Vale registrar que a contratante será pessoa jurídica, com exceção para o produtor rural e para o profissional liberal no exercício de sua profissão, assim como a contratada só poderá ser empresa especializada, que presta serviços determinados e específicos, possuindo qualificação técnica e capacidade econômica compatível com a execução do acordado. Não será permitida a contratação de pessoa jurídica cujos sócios guardem cumulativamente com a contratante relação de pessoalidade, subordinação e habitualidade. Depreende-se, desta forma, que a existência de um ou dois desses requisitos já habilitaria a contratação dessa empresa.

A exigência da contratada ter um único objeto social será por demais onerosa para o meio empresarial, pois aqueles que tiverem no seu contrato social a previsão de mais de uma atividade terão que promover alteração contratual e criar uma nova pessoa jurídica para cada tipo de serviço prestado caso as atividades não recaiam na mesma área de especialização. A qualificação técnica da contratada deverá ser demonstrada, assim como a indicação da qualificação dos membros da equipe técnica que se responsabilizará pelo trabalho, sob pena da Justiça do Trabalho desqualificar seguramente o tipo do contrato.

A “terceirizada” é responsável pelo planejamento e execução dos serviços e cabe a ela contratar, remunerar e dirigir o trabalho, permitindo ainda a quarteirização quando se tratar de serviços técnicos especializados e houver previsão contratual. Então, qual será o papel da empresa contratante se ela está impossibilitada de dirigir a sua própria organização? Como conceber a licitude do contrato de terceirização de qualquer atividade da contratante sem caracterizar a formação de um vínculo de emprego entre a contratante e os empregados da contratada como prevê o artigo 4º da lei?

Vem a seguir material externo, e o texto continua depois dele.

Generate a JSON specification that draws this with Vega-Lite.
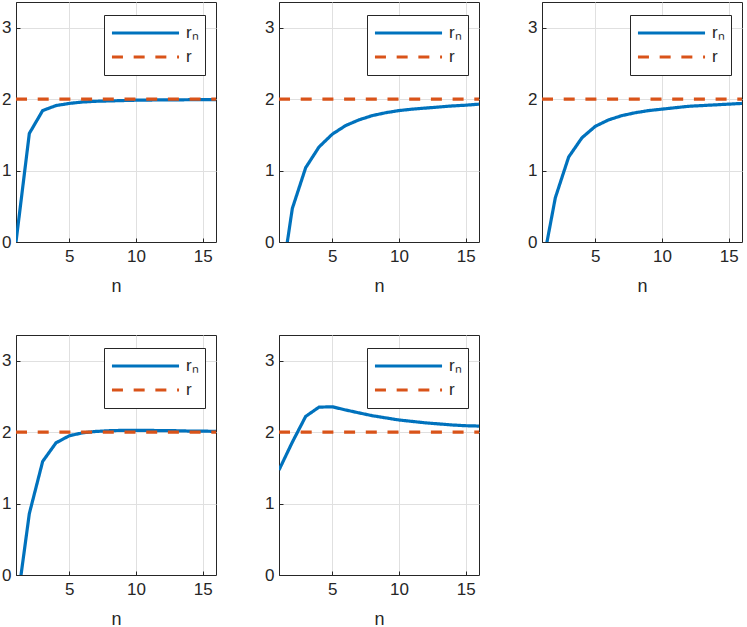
{
  "$schema": "https://vega.github.io/schema/vega-lite/v6.json",
  "padding": {"left": 1, "top": 1, "right": 0, "bottom": 0},
  "background": "white",
  "data": {"values": [
    {"p":1,"s":"rₙ","n":1,"v":0},{"p":1,"s":"rₙ","n":2,"v":1.52},{"p":1,"s":"rₙ","n":3,"v":1.84},{"p":1,"s":"rₙ","n":4,"v":1.91},
    {"p":1,"s":"rₙ","n":5,"v":1.94},{"p":1,"s":"rₙ","n":6,"v":1.96},{"p":1,"s":"rₙ","n":7,"v":1.97},{"p":1,"s":"rₙ","n":8,"v":1.975},
    {"p":1,"s":"rₙ","n":9,"v":1.98},{"p":1,"s":"rₙ","n":10,"v":1.985},{"p":1,"s":"rₙ","n":11,"v":1.987},{"p":1,"s":"rₙ","n":12,"v":1.99},
    {"p":1,"s":"rₙ","n":13,"v":1.99},{"p":1,"s":"rₙ","n":14,"v":1.992},{"p":1,"s":"rₙ","n":15,"v":1.993},{"p":1,"s":"rₙ","n":16,"v":1.994},
    {"p":1,"s":"r","n":1,"v":2},{"p":1,"s":"r","n":16,"v":2},

    {"p":2,"s":"rₙ","n":1,"v":-0.78},{"p":2,"s":"rₙ","n":2,"v":0.47},{"p":2,"s":"rₙ","n":3,"v":1.04},{"p":2,"s":"rₙ","n":4,"v":1.33},
    {"p":2,"s":"rₙ","n":5,"v":1.51},{"p":2,"s":"rₙ","n":6,"v":1.63},{"p":2,"s":"rₙ","n":7,"v":1.71},{"p":2,"s":"rₙ","n":8,"v":1.77},
    {"p":2,"s":"rₙ","n":9,"v":1.81},{"p":2,"s":"rₙ","n":10,"v":1.84},{"p":2,"s":"rₙ","n":11,"v":1.86},{"p":2,"s":"rₙ","n":12,"v":1.875},
    {"p":2,"s":"rₙ","n":13,"v":1.89},{"p":2,"s":"rₙ","n":14,"v":1.905},{"p":2,"s":"rₙ","n":15,"v":1.915},{"p":2,"s":"rₙ","n":16,"v":1.93},
    {"p":2,"s":"r","n":1,"v":2},{"p":2,"s":"r","n":16,"v":2},

    {"p":3,"s":"rₙ","n":1,"v":-0.37},{"p":3,"s":"rₙ","n":2,"v":0.62},{"p":3,"s":"rₙ","n":3,"v":1.19},{"p":3,"s":"rₙ","n":4,"v":1.46},
    {"p":3,"s":"rₙ","n":5,"v":1.62},{"p":3,"s":"rₙ","n":6,"v":1.71},{"p":3,"s":"rₙ","n":7,"v":1.77},{"p":3,"s":"rₙ","n":8,"v":1.81},
    {"p":3,"s":"rₙ","n":9,"v":1.84},{"p":3,"s":"rₙ","n":10,"v":1.86},{"p":3,"s":"rₙ","n":11,"v":1.88},{"p":3,"s":"rₙ","n":12,"v":1.90},
    {"p":3,"s":"rₙ","n":13,"v":1.91},{"p":3,"s":"rₙ","n":14,"v":1.92},{"p":3,"s":"rₙ","n":15,"v":1.93},{"p":3,"s":"rₙ","n":16,"v":1.94},
    {"p":3,"s":"r","n":1,"v":2},{"p":3,"s":"r","n":16,"v":2},

    {"p":4,"s":"rₙ","n":1,"v":-0.52},{"p":4,"s":"rₙ","n":2,"v":0.86},{"p":4,"s":"rₙ","n":3,"v":1.59},{"p":4,"s":"rₙ","n":4,"v":1.85},
    {"p":4,"s":"rₙ","n":5,"v":1.95},{"p":4,"s":"rₙ","n":6,"v":1.99},{"p":4,"s":"rₙ","n":7,"v":2.01},{"p":4,"s":"rₙ","n":8,"v":2.02},
    {"p":4,"s":"rₙ","n":9,"v":2.025},{"p":4,"s":"rₙ","n":10,"v":2.025},{"p":4,"s":"rₙ","n":11,"v":2.025},{"p":4,"s":"rₙ","n":12,"v":2.02},
    {"p":4,"s":"rₙ","n":13,"v":2.02},{"p":4,"s":"rₙ","n":14,"v":2.015},{"p":4,"s":"rₙ","n":15,"v":2.015},{"p":4,"s":"rₙ","n":16,"v":2.01},
    {"p":4,"s":"r","n":1,"v":2},{"p":4,"s":"r","n":16,"v":2},

    {"p":5,"s":"rₙ","n":1,"v":1.47},{"p":5,"s":"rₙ","n":2,"v":1.86},{"p":5,"s":"rₙ","n":3,"v":2.22},{"p":5,"s":"rₙ","n":4,"v":2.35},
    {"p":5,"s":"rₙ","n":5,"v":2.355},{"p":5,"s":"rₙ","n":6,"v":2.31},{"p":5,"s":"rₙ","n":7,"v":2.27},{"p":5,"s":"rₙ","n":8,"v":2.23},
    {"p":5,"s":"rₙ","n":9,"v":2.2},{"p":5,"s":"rₙ","n":10,"v":2.17},{"p":5,"s":"rₙ","n":11,"v":2.15},{"p":5,"s":"rₙ","n":12,"v":2.13},
    {"p":5,"s":"rₙ","n":13,"v":2.115},{"p":5,"s":"rₙ","n":14,"v":2.1},{"p":5,"s":"rₙ","n":15,"v":2.09},{"p":5,"s":"rₙ","n":16,"v":2.085},
    {"p":5,"s":"r","n":1,"v":2},{"p":5,"s":"r","n":16,"v":2}
  ]},
  "columns": 3,
  "bounds": "flush",
  "spacing": {"row": 93, "column": 63},
  "resolve": {
    "scale": {"color": "independent", "strokeDash": "independent"},
    "legend": {"color": "independent", "strokeDash": "independent"}
  },
  "concat": [
    {"width": 200, "height": 240, "transform": [{"filter": "datum.p == 1"}],
     "mark": {"type": "line", "clip": true, "strokeWidth": 3.2},
     "encoding": {
       "x": {"field": "n", "type": "quantitative", "scale": {"domain": [1, 16], "nice": false}, "axis": {"values": [5, 10, 15], "title": "n"}},
       "y": {"field": "v", "type": "quantitative", "scale": {"domain": [0, 3.36], "nice": false}, "axis": {"values": [0, 1, 2, 3], "title": null}},
       "color": {"field": "s", "type": "nominal", "scale": {"domain": ["rₙ", "r"], "range": ["#0072BD", "#D95319"]}, "legend": {"title": null}},
       "strokeDash": {"field": "s", "type": "nominal", "scale": {"domain": ["rₙ", "r"], "range": [[1, 0], [11, 10.7]]}, "legend": {"title": null}}
     }},
    {"width": 200, "height": 240, "transform": [{"filter": "datum.p == 2"}],
     "mark": {"type": "line", "clip": true, "strokeWidth": 3.2},
     "encoding": {
       "x": {"field": "n", "type": "quantitative", "scale": {"domain": [1, 16], "nice": false}, "axis": {"values": [5, 10, 15], "title": "n"}},
       "y": {"field": "v", "type": "quantitative", "scale": {"domain": [0, 3.36], "nice": false}, "axis": {"values": [0, 1, 2, 3], "title": null}},
       "color": {"field": "s", "type": "nominal", "scale": {"domain": ["rₙ", "r"], "range": ["#0072BD", "#D95319"]}, "legend": {"title": null}},
       "strokeDash": {"field": "s", "type": "nominal", "scale": {"domain": ["rₙ", "r"], "range": [[1, 0], [11, 10.7]]}, "legend": {"title": null}}
     }},
    {"width": 200, "height": 240, "transform": [{"filter": "datum.p == 3"}],
     "mark": {"type": "line", "clip": true, "strokeWidth": 3.2},
     "encoding": {
       "x": {"field": "n", "type": "quantitative", "scale": {"domain": [1, 16], "nice": false}, "axis": {"values": [5, 10, 15], "title": "n"}},
       "y": {"field": "v", "type": "quantitative", "scale": {"domain": [0, 3.36], "nice": false}, "axis": {"values": [0, 1, 2, 3], "title": null}},
       "color": {"field": "s", "type": "nominal", "scale": {"domain": ["rₙ", "r"], "range": ["#0072BD", "#D95319"]}, "legend": {"title": null}},
       "strokeDash": {"field": "s", "type": "nominal", "scale": {"domain": ["rₙ", "r"], "range": [[1, 0], [11, 10.7]]}, "legend": {"title": null}}
     }},
    {"width": 200, "height": 240, "transform": [{"filter": "datum.p == 4"}],
     "mark": {"type": "line", "clip": true, "strokeWidth": 3.2},
     "encoding": {
       "x": {"field": "n", "type": "quantitative", "scale": {"domain": [1, 16], "nice": false}, "axis": {"values": [5, 10, 15], "title": "n"}},
       "y": {"field": "v", "type": "quantitative", "scale": {"domain": [0, 3.36], "nice": false}, "axis": {"values": [0, 1, 2, 3], "title": null}},
       "color": {"field": "s", "type": "nominal", "scale": {"domain": ["rₙ", "r"], "range": ["#0072BD", "#D95319"]}, "legend": {"title": null}},
       "strokeDash": {"field": "s", "type": "nominal", "scale": {"domain": ["rₙ", "r"], "range": [[1, 0], [11, 10.7]]}, "legend": {"title": null}}
     }},
    {"width": 200, "height": 240, "transform": [{"filter": "datum.p == 5"}],
     "mark": {"type": "line", "clip": true, "strokeWidth": 3.2},
     "encoding": {
       "x": {"field": "n", "type": "quantitative", "scale": {"domain": [1, 16], "nice": false}, "axis": {"values": [5, 10, 15], "title": "n"}},
       "y": {"field": "v", "type": "quantitative", "scale": {"domain": [0, 3.36], "nice": false}, "axis": {"values": [0, 1, 2, 3], "title": null}},
       "color": {"field": "s", "type": "nominal", "scale": {"domain": ["rₙ", "r"], "range": ["#0072BD", "#D95319"]}, "legend": {"title": null}},
       "strokeDash": {"field": "s", "type": "nominal", "scale": {"domain": ["rₙ", "r"], "range": [[1, 0], [11, 10.7]]}, "legend": {"title": null}}
     }}
  ],
  "config": {
    "view": {"stroke": "#262626", "strokeWidth": 1},
    "axis": {
      "labelFont": "Liberation Sans", "labelFontSize": 17, "labelColor": "#262626",
      "titleFont": "Liberation Sans", "titleFontSize": 18, "titleFontWeight": "normal", "titleColor": "#262626",
      "domainColor": "#262626", "tickColor": "#262626", "tickSize": -4, "labelPadding": 10,
      "gridColor": "#e0e0e0", "grid": true, "titlePadding": 13
    },
    "axisY": {"labelPadding": 9},
    "legend": {
      "orient": "none", "legendX": 88, "legendY": 13,
      "strokeColor": "#262626", "fillColor": "white", "padding": 6,
      "symbolType": "stroke", "symbolSize": 4500, "symbolStrokeWidth": 3,
      "labelFont": "Liberation Sans", "labelFontSize": 17, "labelColor": "#262626",
      "clipHeight": 24, "rowPadding": 0, "labelOffset": 5
    }
  }
}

Caso restem configurados os elementos da relação de emprego entre a contratante e o empregado da contratada, a empresa que terceirizou ficará sujeita a todas as obrigações trabalhistas, tributárias e previdenciárias, caracterizando o vínculo de emprego e tornando a terceirização ilícita. Entretanto, a mesma lei exclui, no que se refere a formação de vínculo empregatício, quando a contratante for empresa pública ou sociedade de economia mista, fato que impediria a alegação de terceirização ilícita.

O inadimplemento da obrigatoriedade de fiscalização pela contratante das obrigações trabalhistas certamente será um forte argumento para que a Justiça do Trabalho descaracterize o contrato e impute responsabilidade subsidiária ao tomador dos serviços. A alegação de discriminação também pode ser suscitada pela previsão de tratamento diferenciado aos terceirizados no parágrafo único do artigo 12 quando a contratante poderá disponibilizar aos empregados terceirizados os serviços de alimentação e atendimento ambulatorial em local distinto dos demais funcionários.

Talvez a maior indagação que persiste aos estudiosos da matéria é compreender como uma empresa irá terceirizar a sua atividade-fim sem haver subordinação jurídica? A Justiça do Trabalho através dos seus julgados tem em sua maioria entendido que a terceirização em muitos casos é ilícita por ferir os princípios da dignidade da pessoa humana e o valor social do trabalho, cláusulas pétreas da Constituição Federal. Se a grande inovação do texto é não impedir a terceirização da atividade-fim, tal fato conduziria facilmente ao reconhecimento do vínculo empregatício, constatada, obviamente, a subordinação jurídica. Então, para que terceirizar atividade principal da empresa? Não seria um contrassenso e não geraria maior insegurança jurídica?